The other man fixes the position of his glasses for the third time after the man noticed his complexion now. “I certainly can give you prescription to certain relaxant drug. What I can mostly catch from what you said is that there is this depression and distress in reacting against your dream. This may be due to what most people would call mid-life crisis on older men of certain age as you. Then again, there is this other hypothesis I can think of.”
He waits for a few minutes before putting down his glasses. By this time, he is sure that his patient had already succumbed to partial unconsciousness. He starts a metronome he has near him to sway and lets out this ticking sound that repeats itself every second.
“Let’s say that you can sleep well now, you can close your eyes freely and you do not need to be afraid of anything.”
The man does not react upon hearing the other man’s whisper.
“Close your eyes slowly, try to imagine anything nice in your head, but not too powerful nor exciting as to disturb you from your sleep. Breathe in a momentum slowly; inhale a long breath, exhale a longer breath. Repeat. Repeat.”
The man followed what the other man said exactly and now begin to lose his linger on himself.
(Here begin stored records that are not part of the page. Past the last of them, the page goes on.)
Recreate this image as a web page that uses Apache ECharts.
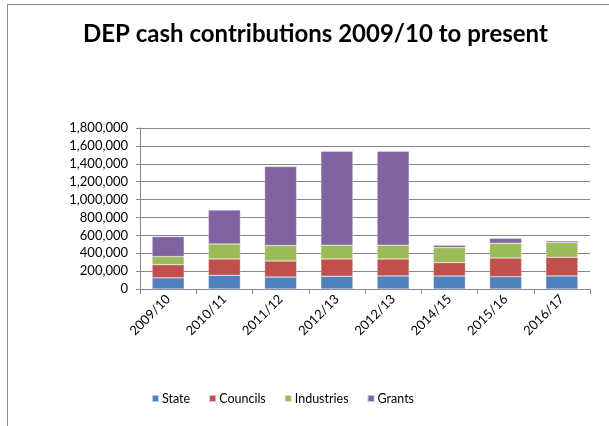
<!DOCTYPE html>
<html>
<head>
<meta charset="utf-8">
<script src="https://cdn.jsdelivr.net/npm/echarts@6/dist/echarts.min.js"></script>
<style>
  html, body { margin: 0; padding: 0; background: #fff; }
  #frame {
    position: absolute; left: 7px; top: 4px; width: 602px; height: 422px;
    border-top: 1px solid #8c8c8c; border-left: 1px solid #8c8c8c;
  }
  #chart { position: absolute; left: 0; top: 0; width: 609px; height: 426px; }
</style>
</head>
<body>
<div id="frame"></div>
<div id="chart"></div>
<script>
const years = ["2009/10", "2010/11", "2011/12", "2012/13", "2012/13", "2014/15", "2015/16", "2016/17"];
const state = [125000, 153000, 134000, 142000, 146000, 146000, 138000, 146000];
const councils = [147000, 183000, 180000, 194000, 190000, 149000, 209000, 209000];
const industries = [90000, 168000, 171000, 154000, 154000, 168000, 165000, 164000];
const grants = [224000, 378000, 885000, 1050000, 1050000, 27000, 56000, 19000];

const seriesNames = ["State", "Councils", "Industries", "Grants"];
const seriesData = [state, councils, industries, grants];
const colores = ["#4F81BD", "#C0504D", "#9BBB59", "#8064A2"];

var dom = document.getElementById("chart");
var myChart = echarts.init(dom, null, { renderer: "canvas" });

const fuente = "Lato, 'Open Sans', sans-serif";

const series = seriesNames.map((name, i) => {
  return {
    name,
    type: "bar",
    stack: "total",
    barWidth: "57%",
    data: seriesData[i],
    itemStyle: { color: colores[i], borderColor: "rgba(255,255,255,0.6)", borderWidth: 0.5 },
  };
});

var option = {
  animation: false,
  color: colores,
  title: {
    text: "DEP cash contributions 2009/10 to present",
    left: 78,
    top: 17,
    textStyle: { fontFamily: fuente, fontSize: 24, fontWeight: "bold", color: "#000" },
  },
  legend: {
    top: 387,
    left: 146,
    itemWidth: 7,
    itemHeight: 7,
    itemGap: 18,
    icon: "rect",
    textStyle: { fontFamily: fuente, fontSize: 12.5, color: "#000", padding: [0, 0, 0, -2] },
    data: seriesNames,
  },
  grid: { left: 140, right: 19, top: 128, bottom: 137 },
  xAxis: {
    type: "category",
    data: years,
    axisLine: { lineStyle: { color: "#868686" } },
    axisTick: { show: true, length: 5, lineStyle: { color: "#868686" } },
    axisLabel: { rotate: 45, fontFamily: fuente, fontSize: 13, color: "#000", margin: 8, interval: 0 },
  },
  yAxis: {
    type: "value",
    min: 0,
    max: 1800000,
    interval: 200000,
    axisLine: { show: true, lineStyle: { color: "#868686" } },
    axisTick: { show: true, length: 4, lineStyle: { color: "#868686" } },
    splitLine: { lineStyle: { color: "#868686" } },
    axisLabel: {
      fontFamily: fuente, fontSize: 13, color: "#000", margin: 12,
      formatter: (v) => v.toLocaleString("en-US"),
    },
  },
  series,
};

myChart.setOption(option);
window.addEventListener("resize", myChart.resize);
</script>
</body>
</html>
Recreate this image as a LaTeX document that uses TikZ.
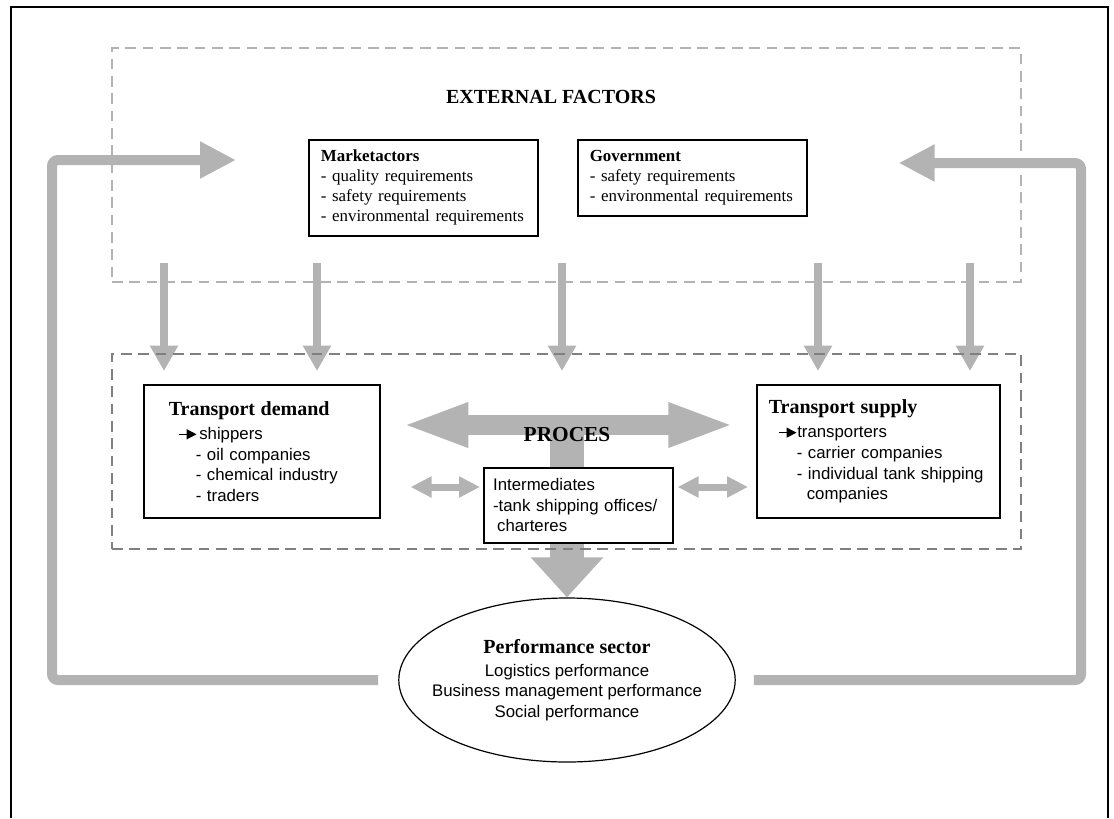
\documentclass[tikz,border=0pt]{standalone}
\usepackage{fontspec}
\setmainfont{Liberation Serif}
\newfontfamily\arialfont{Liberation Sans}
\usepackage{tikz}
\usetikzlibrary{arrows.meta,positioning,shapes.geometric,fit,calc,backgrounds}
\definecolor{flowgray}{HTML}{B3B3B3}
\definecolor{zonegray}{HTML}{808080}
\newcommand{\headfont}{\fontsize{15}{17}\selectfont\rmfamily\bfseries}
\newcommand{\listfont}{\fontsize{12.6}{15.4}\selectfont\arialfont}
\newcommand{\pointer}{\tikz[baseline=-0.6ex]\draw[black,line width=1.1pt,-{Triangle[length=7.5pt,width=7.5pt]}] (0,0) -- (13.5pt,0);}
\tikzset{
  ms/zone/.style={draw=flowgray, line width=1.5pt, dash pattern=on 8pt off 5pt, inner sep=0pt},
  ms/box/.style={draw, line width=1.2pt, fill=white, anchor=north west, align=left, inner ysep=0pt},
  ms/factor/.style={ms/box, text width=153.75pt, inner xsep=9pt, font=\fontsize{12.7}{15}\selectfont},
  ms/sector/.style={draw, ellipse, line width=0.9pt, fill=white, align=center, inner xsep=-12pt, inner ysep=0pt, minimum width=252pt, minimum height=123pt}
}

\begin{document}
\begin{tikzpicture}[x=0.75pt, y=-0.75pt,
  fb/.style={draw=flowgray, line width=7.5pt, rounded corners=4.5pt, -{Triangle[length=27pt,width=26pt]}},
  infl/.style={draw=flowgray, line width=6pt, -{Triangle[length=19pt,width=20pt]}},
  procarr/.style={draw=flowgray, line width=15pt, {Triangle[length=50pt,width=30pt]}-{Triangle[length=50pt,width=30pt]}},
  stem/.style={draw=flowgray, line width=26pt},
  sidearr/.style={draw=flowgray, line width=5.25pt, {Triangle[length=15.75pt,width=15pt]}-{Triangle[length=15.75pt,width=15pt]}},
  outarr/.style={draw=flowgray, line width=26pt, -{Triangle[length=30pt,width=52.5pt]}}]
\useasboundingbox (0,0) rectangle (1114,818);
\draw[line width=1pt] (11,818) -- (11,7) -- (1108,7) -- (1108,818);

% the two zones
\node[ms/zone, fit={(112,48) (1021,282)}] (ext) {};
\node[ms/zone, draw=zonegray, fit={(112,354) (1021,549)}] (zone) {};
\node[font=\headfont] (extt) at (551,97) {EXTERNAL FACTORS};

\node[ms/factor, minimum height=72pt] (mkt) at (308,139)
  {\textbf{Marketactors}\\- quality requirements\\- safety requirements\\- environmental requirements};
\node[ms/factor, minimum height=57pt] (gov) at (577,139)
  {\textbf{Government}\\- safety requirements\\- environmental requirements};

\node[ms/box, text width=139.5pt, inner xsep=18.75pt, minimum height=99.75pt, font=\listfont] (dem) at (143,384)
  {{\headfont Transport demand}\\[3pt]
   \hspace*{6.75pt}\pointer\hspace{1.5pt}shippers\\
   \hspace*{20.25pt}- oil companies\\
   \hspace*{20.25pt}- chemical industry\\
   \hspace*{20.25pt}- traders};
\node[ms/box, text width=164.25pt, inner xsep=9pt, minimum height=99.75pt, font=\listfont] (sup) at (756,384)
  {{\headfont Transport supply}\\[3pt]
   \hspace*{6.75pt}\pointer transporters\\
   \hspace*{21pt}- carrier companies\\
   \hspace*{21pt}- individual tank shipping\\
   \hspace*{28.5pt}companies};
\node[ms/box, text width=127.75pt, inner xsep=7pt, minimum height=56.25pt, font=\listfont] (inter) at (483,467)
  {Intermediates\\-tank shipping offices/\\\hspace*{3pt}charteres};
\node[font=\fontsize{16}{18}\selectfont\bfseries] (proc) at (567,435) {PROCES};

\node[ms/sector, font=\listfont] (perf) at (567,680)
  {{\headfont Performance sector}\\[2pt]Logistics performance\\Business management performance\\Social performance};

\coordinate (pmid) at (567,425);
\coordinate (side) at (567,487);

\begin{scope}[on background layer]
\draw[fb, shorten <=15pt, shorten >=54pt] (perf.west) -| (52,160) -- (mkt.west |- 52,160);
\draw[fb, shorten <=13.5pt, shorten >=68.25pt] (perf.east) -| (1081,163) -- (gov.east |- 1081,163);
\foreach \x in {164,317,562,818,970}
  \draw[infl] ($(ext.south -| \x,0)+(0,-20)$) -- ($(zone.north -| \x,0)+(0,18)$);
\draw[procarr, shorten <=15.75pt, shorten >=15.75pt] (dem.east |- pmid) -- (sup.west |- pmid);
\draw[stem] (pmid) -- (pmid |- inter.north);
\draw[sidearr, shorten <=22.5pt, shorten >=2.25pt] (dem.east |- side) -- (inter.west |- side);
\draw[sidearr, shorten <=3pt, shorten >=6pt] (inter.east |- side) -- (sup.west |- side);
\draw[outarr] (pmid |- inter.south) -- (perf.north);
\end{scope}
\end{tikzpicture}
\end{document}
Parsley, sage. Rosemary and thyme.
“What I need to tell you now, is that this is most probably another one of your dream. What this maybe is, is that in your head you got reality and dream inverted,” the other man said slowly, “now you are going to close your eyes and when you wake up, you will be a whole new individual to this one you are now.”
A whole new individual.
Parsley, sage. Rosemary and thyme.
“Inhale longer, exhale longer. Repeat. Repeat.”
The other man kept saying those words over and over in a slow momentum that it helps not to let him stay awake. His vision gone dark and slowly but sure he drifted off to slumber.
Parsley, sage. Rosemary and thyme.
When he wakes up, he spreads his wings and flaps and flutters away.